Staatsquote senken, Arbeitsmarkt reformieren
Erhard-Interpretationen des Chefvolkswirts der Deutsche Bank Gruppe Norbert Walter
Der Name Ludwig Erhard ist der Mehrheit der Deutschen bestenfalls aus Erzählungen der Großeltern oder gar nur aus Geschichtsbüchern bekannt. Und doch spielt Erhard, erster Wirtschaftsminister der jungen Bundesrepublik Deutschland (von 1949 bis 1963) und Nachfolger Konrad Adenauers als Bundeskanzler (von 1963 bis 1966), für die wirtschaftliche Entwicklung im Nachkriegsdeutschland eine herausragende Rolle. Was würde Erhard heute tun?, dieser Frage ging der Chefvolkswirt der Deutsche Bank Gruppe, Professor Dr. Norbert Walter, in einem Vortrag nach, den er Ende des Sommersemesters auf Einladung der Fakultät für Wirtschaftswissenschaft hielt.
Das Wirtschaftswunder
Erhard gilt noch heute als einer der Gründerväter der sozialen Marktwirtschaft und auch als Initiator des deutschen Wirtschaftswunders in den 1950er Jahren. Seine Schrift Wohlstand für alle aus dem Jahre 1957 kann wohl als "Rezeptbuch" für eine funktions- und international wettbewerbsfähige Ökonomie angesehen werden. Selbstverständlich haben sich in den vergangenen fünf Jahrzehnten nicht nur die Rahmenbedingungen auf zunehmend globaleren Märkten geändert. Auch die deutsche Wiedervereinigung hat deutliche Spuren in den sozialen Sicherungssystemen und den öffentlichen Haushalten hinterlassen. Hinzu kommen anhaltende strukturelle Probleme auf dem Arbeitsmarkt, die durch den gleichzeitigen demographischen Wandel allenfalls mittel- bis langfristig gemildert werden können.

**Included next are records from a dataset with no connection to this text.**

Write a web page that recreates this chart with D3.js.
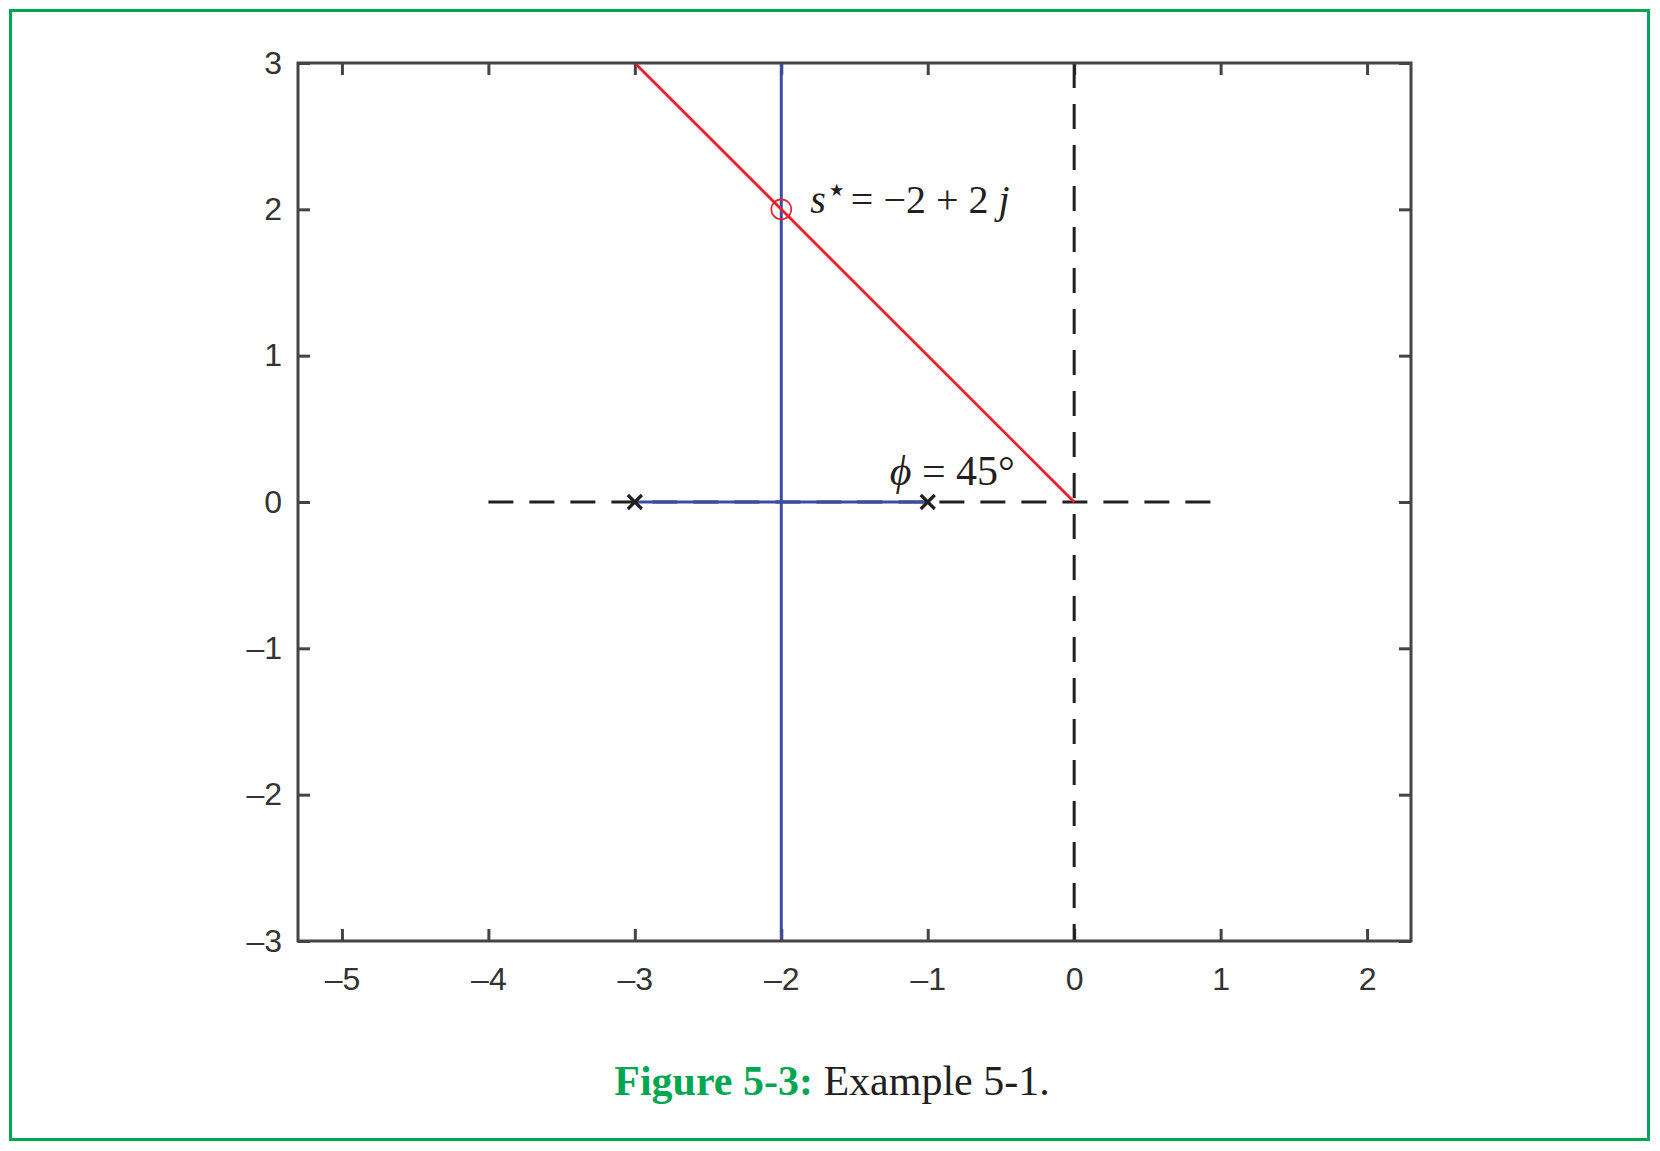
<!DOCTYPE html>
<html>
<head>
<meta charset="utf-8">
<script src="https://cdn.jsdelivr.net/npm/d3@7"></script>
<style>
  body { margin: 0; background: #fff; }
  svg { display: block; }
</style>
</head>
<body>
<svg id="chart"></svg>
<script>
// tick values and labels
const xTicks = [-5, -4, -3, -2, -1, 0, 1, 2];
const xTickLabels = ["\u20135", "\u20134", "\u20133", "\u20132", "\u20131", "0", "1", "2"];
const yTicks = [-3, -2, -1, 0, 1, 2, 3];
const yTickLabels = ["\u20133", "\u20132", "\u20131", "0", "1", "2", "3"];

// geometry of the example
const redLine = [[-3, 3], [0, 0]];
const blueVertical = [[-2, -3], [-2, 3]];
const blueHorizontal = [[-3, 0], [-1, 0]];
const dashedHorizontal = [[-4, 0], [1, 0]];
const dashedVertical = [[0, 3], [0, -3]];
const poles = [[-3, 0], [-1, 0]];
const target = [-2, 2];

const width = 1660;
const height = 1151;
const marginLeft = 298;
const marginRight = 249;
const marginTop = 63;
const marginBottom = 210;

const x = d3.scaleLinear()
    .domain([-5.3, 2.3])
    .range([marginLeft, width - marginRight]);

const y = d3.scaleLinear()
    .domain([-3, 3])
    .range([height - marginBottom, marginTop]);

const svg = d3.select("#chart")
    .attr("width", width)
    .attr("height", height);

// green frame around the figure
svg.append("rect")
    .attr("x", 10.5).attr("y", 10.5)
    .attr("width", 1638).attr("height", 1129)
    .attr("fill", "none")
    .attr("stroke", "#00a651")
    .attr("stroke-width", 3);

const axisColor = "#444";
const tickLen = 12;

function styleAxis(g) {
    g.select(".domain").remove();
    g.selectAll(".tick line").attr("stroke", axisColor).attr("stroke-width", 3);
    g.selectAll(".tick text")
        .attr("fill", "#333")
        .attr("font-family", "'Liberation Sans', Arial, sans-serif")
        .attr("font-size", 32);
}

svg.append("g")
    .attr("transform", `translate(0,${y(-3)})`)
    .call(d3.axisBottom(x).tickValues(xTicks).tickSizeInner(-tickLen).tickSizeOuter(0)
        .tickPadding(26).tickFormat((d, i) => xTickLabels[i]))
    .call(styleAxis);

svg.append("g")
    .attr("transform", `translate(0,${y(3)})`)
    .call(d3.axisTop(x).tickValues(xTicks).tickSizeInner(-tickLen).tickSizeOuter(0).tickFormat(""))
    .call(styleAxis);

svg.append("g")
    .attr("transform", `translate(${x.range()[0]},0)`)
    .call(d3.axisLeft(y).tickValues(yTicks).tickSizeInner(-tickLen).tickSizeOuter(0)
        .tickPadding(16).tickFormat((d, i) => yTickLabels[i]))
    .call(styleAxis);

svg.append("g")
    .attr("transform", `translate(${x.range()[1]},0)`)
    .call(d3.axisRight(y).tickValues(yTicks).tickSizeInner(-tickLen).tickSizeOuter(0).tickFormat(""))
    .call(styleAxis);

const line = d3.line()
    .x(d => x(d[0]))
    .y(d => y(d[1]));

// dashed real / imaginary axes
[dashedHorizontal, dashedVertical].forEach(seg => {
    svg.append("path")
        .attr("d", line(seg))
        .attr("fill", "none")
        .attr("stroke", "#231f20")
        .attr("stroke-width", 3)
        .attr("stroke-dasharray", "25,16");
});

// blue lines
[blueVertical, blueHorizontal].forEach(seg => {
    svg.append("path")
        .attr("d", line(seg))
        .attr("fill", "none")
        .attr("stroke", "#3b4ca6")
        .attr("stroke-width", 3);
});

// red line at 45 degrees
svg.append("path")
    .attr("d", line(redLine))
    .attr("fill", "none")
    .attr("stroke", "#ee1c25")
    .attr("stroke-width", 2.8);

// target point
svg.append("circle")
    .attr("cx", x(target[0]))
    .attr("cy", y(target[1]))
    .attr("r", 10)
    .attr("fill", "none")
    .attr("stroke", "#ee1c25")
    .attr("stroke-width", 1.6);

// poles as crosses
const s = 7;
svg.selectAll(".pole")
    .data(poles)
    .join("path")
    .attr("class", "pole")
    .attr("d", d => {
        const px = x(d[0]), py = y(d[1]);
        return `M${px - s},${py - s}L${px + s},${py + s}M${px - s},${py + s}L${px + s},${py - s}`;
    })
    .attr("stroke", "#231f20")
    .attr("stroke-width", 3.2)
    .attr("fill", "none");

// annotations
const serif = "'Liberation Serif', 'Times New Roman', serif";

const t1 = svg.append("text")
    .attr("x", x(-2) + 29)
    .attr("y", y(2) + 4)
    .attr("font-family", serif)
    .attr("font-size", 40)
    .attr("fill", "#231f20");
t1.append("tspan").attr("font-style", "italic").text("s");
t1.append("tspan").attr("font-size", 34).attr("dy", -12).text("\u22c6");
t1.append("tspan").attr("dy", 12).attr("dx", 4).text("= \u22122 + 2 ");
t1.append("tspan").attr("font-style", "italic").text("j");

const t2 = svg.append("text")
    .attr("x", x(-1.26))
    .attr("y", y(0) - 17)
    .attr("font-family", serif)
    .attr("font-size", 42)
    .attr("fill", "#231f20");
t2.append("tspan").attr("font-style", "italic").text("\u03d5");
t2.append("tspan").text(" = 45\u00b0");

// caption
const cap = svg.append("text")
    .attr("x", 832)
    .attr("y", 1095)
    .attr("text-anchor", "middle")
    .attr("font-family", serif)
    .attr("font-size", 42);
cap.append("tspan").attr("font-weight", "bold").attr("fill", "#00a651").text("Figure 5-3:");
cap.append("tspan").attr("fill", "#231f20").text(" Example 5-1.");

// frame of the axes on top
svg.append("rect")
    .attr("x", x.range()[0])
    .attr("y", y(3))
    .attr("width", x.range()[1] - x.range()[0])
    .attr("height", y(-3) - y(3))
    .attr("fill", "none")
    .attr("stroke", axisColor)
    .attr("stroke-width", 3);
</script>
</body>
</html>
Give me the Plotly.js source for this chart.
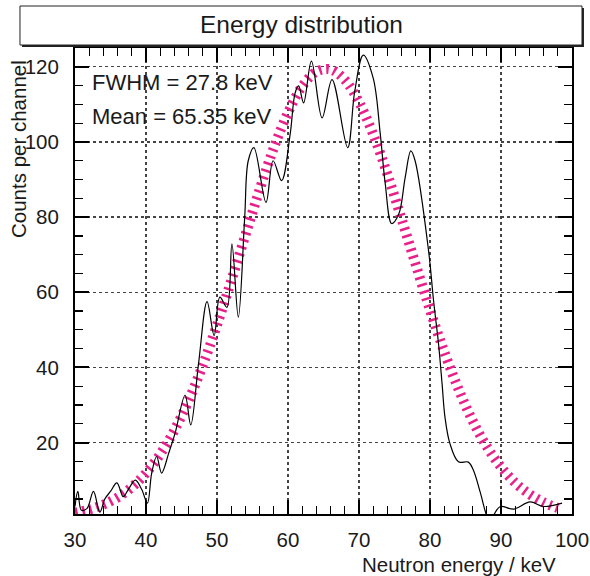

Mit Prof. Walter trat ein Redner vor das vollbesetzte Auditorium, der als konsequenter Verfechter einer auf den freien Kräften des Marktes beruhenden Wirtschaftsordnung angesehen werden kann, in der staatliche Institutionen primär "begleiten" und weniger "steuern". Nach seiner wissenschaftlichen Laufbahn am Institut für Weltwirtschaft der Universität Kiel begann er 1987 in der volkswirtschaftlichen Abteilung seine Tätigkeit bei der Deutsche Bank AG. Seit 1992 leitet er als Geschäftsführer die Deutsche Bank Research GmbH und ist gleichzeitig Chefvolkswirt der Deutsche Bank Gruppe.
Was also würde Ludwig Erhard tun, um die ökonomische Situation Deutschlands nachhaltig zu verbessern? Zunächst einmal, so Norbert Walter, hätte er wohl wenig Verständnis für die hohe Staatsquote, bei der beinahe jeder zweite Euro durch die Hand öffentlicher Haushalte läuft. Hier würde er eine konsequente "Verschlankung" anregen, mit größerem Gewicht auf Eigenverantwortung und Steuersätze, die Unternehmen wettbewerbsfähig und private Haushalte konsumfreudig machen.
Bildung fördern
Ein besonderes Augenmerk würde Erhard nach Professor Walters Ansicht auf den Arbeitsmarkt richten. Nicht Arbeitslosigkeit verwalten wäre seine Devise, sondern Arbeitsbereitschaft fördern. Dies bedeute auch eine Abkehr vom starren Flächentarifvertrag, insbesondere in Branchen und Regionen, wo Lohnkostenzugeständnisse dauerhaft Arbeitsplätze sichern könnten. Auch zur Globalisierung hätte Erhard eine dezidierte Meinung. Es erscheint wenig Erfolg versprechend, mit den Billiglohnländern Schritt halten zu wollen, vielmehr sei es zwingend erforderlich, dass sich Deutschland auf seine hohen technologischen Standards und seine Innovationsfähigkeit besinne. Dazu gehöre allerdings eine konsequente Förderung der Aus- und Fortbildung, insbesondere an den Hochschulen, schrieb Prof. Walter den Politikern ins Stammbuch. Würde man sich auf die Wachstumsbranchen in Deutschland konzentrieren, zu denen vor dem Hintergrund des demografischen Wandels vor allem der Gesundheitssektor gehöre, müsste Deutschland vor der Zukunft nicht bange werden. In der dem leidenschaftlichen und unmissverständlichen Referat folgenden, lebhaften Diskussion konnte Norbert Walter einige Thesen seines Vortrages vertiefen und ergänzen.